Conservative libertarians had been hoping that No 10 would remove some of the more restrictive elements of the legislation as it passed through parliament, with Johnson’s policy chief, Munira Mirza, the main focus of such hopes. With her departure, they fear a poorly thought-through bill that few of its champions really understand will pass without challenge.

The long tenure of many clauses of the bill is revealing. It has passed through multiple prime ministers, home secretaries and culture secretaries for a good reason: the civil service, especially those within the Home Office, want to introduce clearer regulations online. The British security establishment has long wanted tech companies to take more action against encryption, which damages the ability of spy agencies to do bulk data collection and analysis.

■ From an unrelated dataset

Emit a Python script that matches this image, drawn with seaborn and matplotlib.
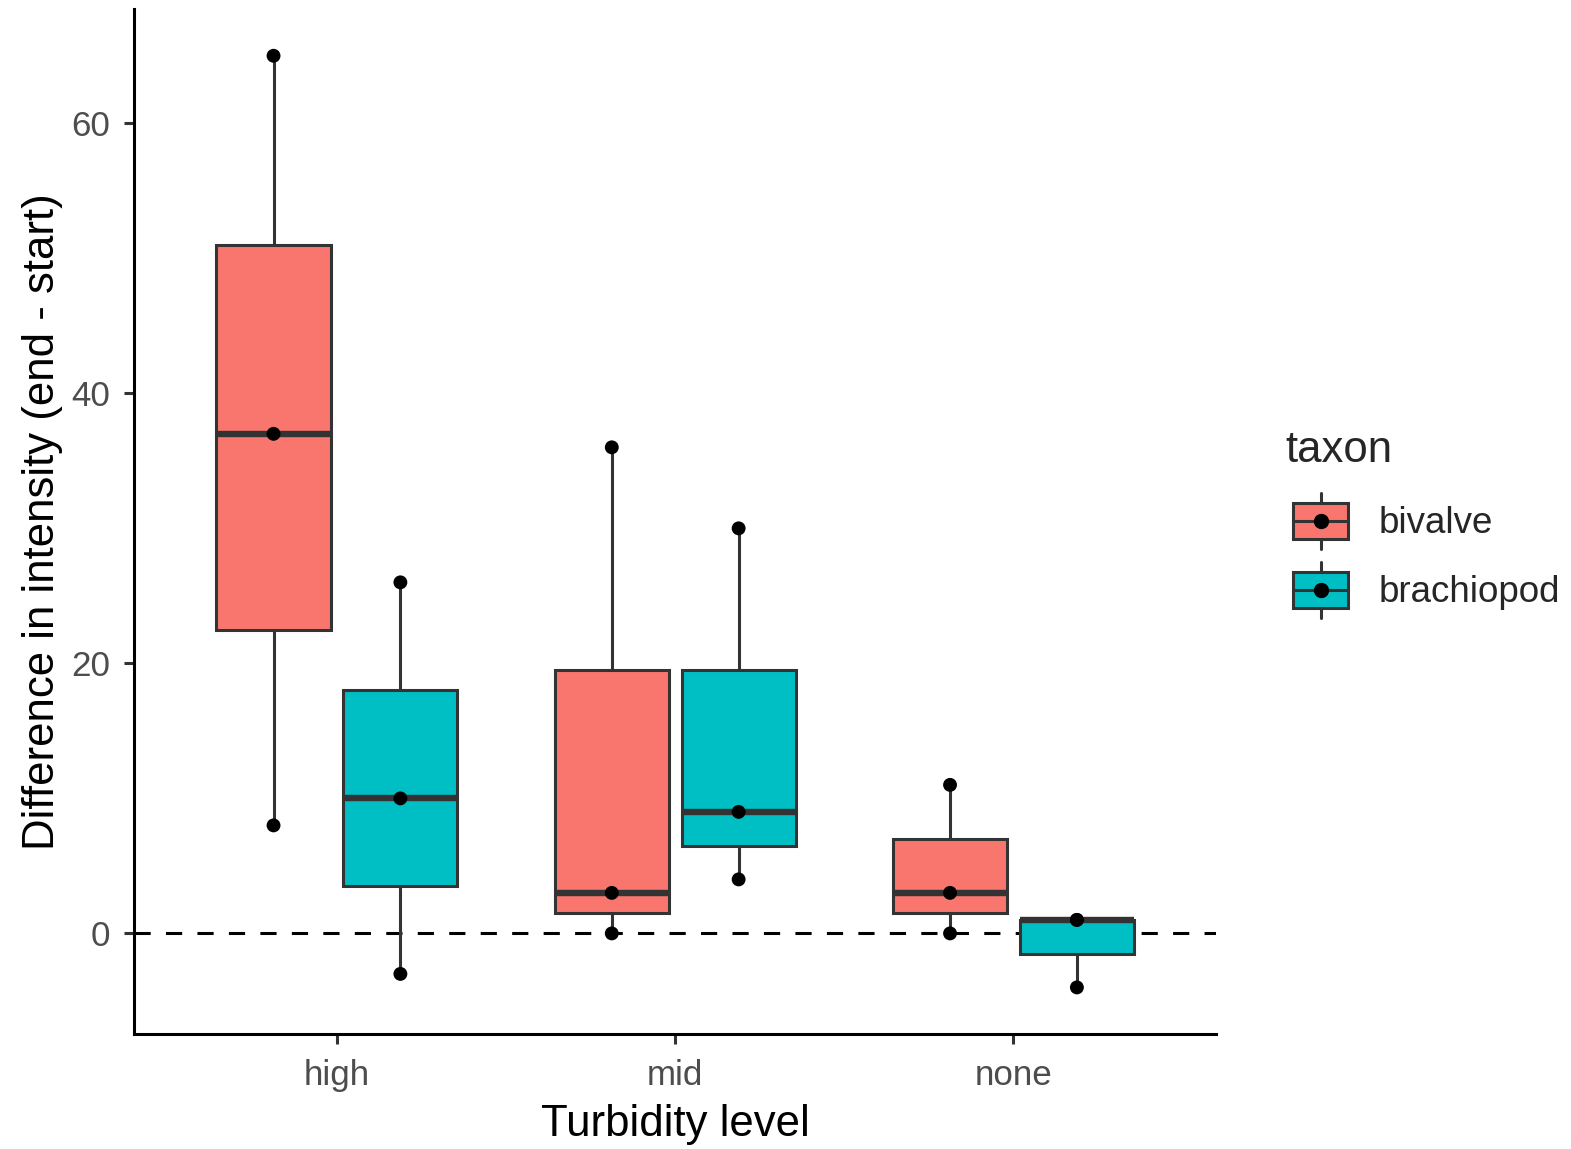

Legislation helps to provide leverage for that kind of co-operation, even if it does not itself directly allow the access they would like.

Even outspoken critics of Big Tech are sceptical of the legislation in its current form. The Facebook whistleblower Frances Haugen wasn’t an advocate when she gave evidence to parliament and scrutiny committees made multiple recommendations to curb overreach — all of which seem to have been ignored and superseded.

Trying to unilaterally take the lead on fixing the global internet risks being something of a fool’s errand. The wiser solution probably lies in not trying to do everything at once. The Online Safety Bill attempts to fix the internet in one fell swoop, which should be seen as just as ridiculous as trying to fix the offline world with one piece of legislation.

Rather than trying to do everything all at once, and then struggling to deal with the fallout, we might find more success trying to fix one problem at a time. Otherwise, Dorries and Patel could find themselves passing a law that goes against all of their natural political instincts.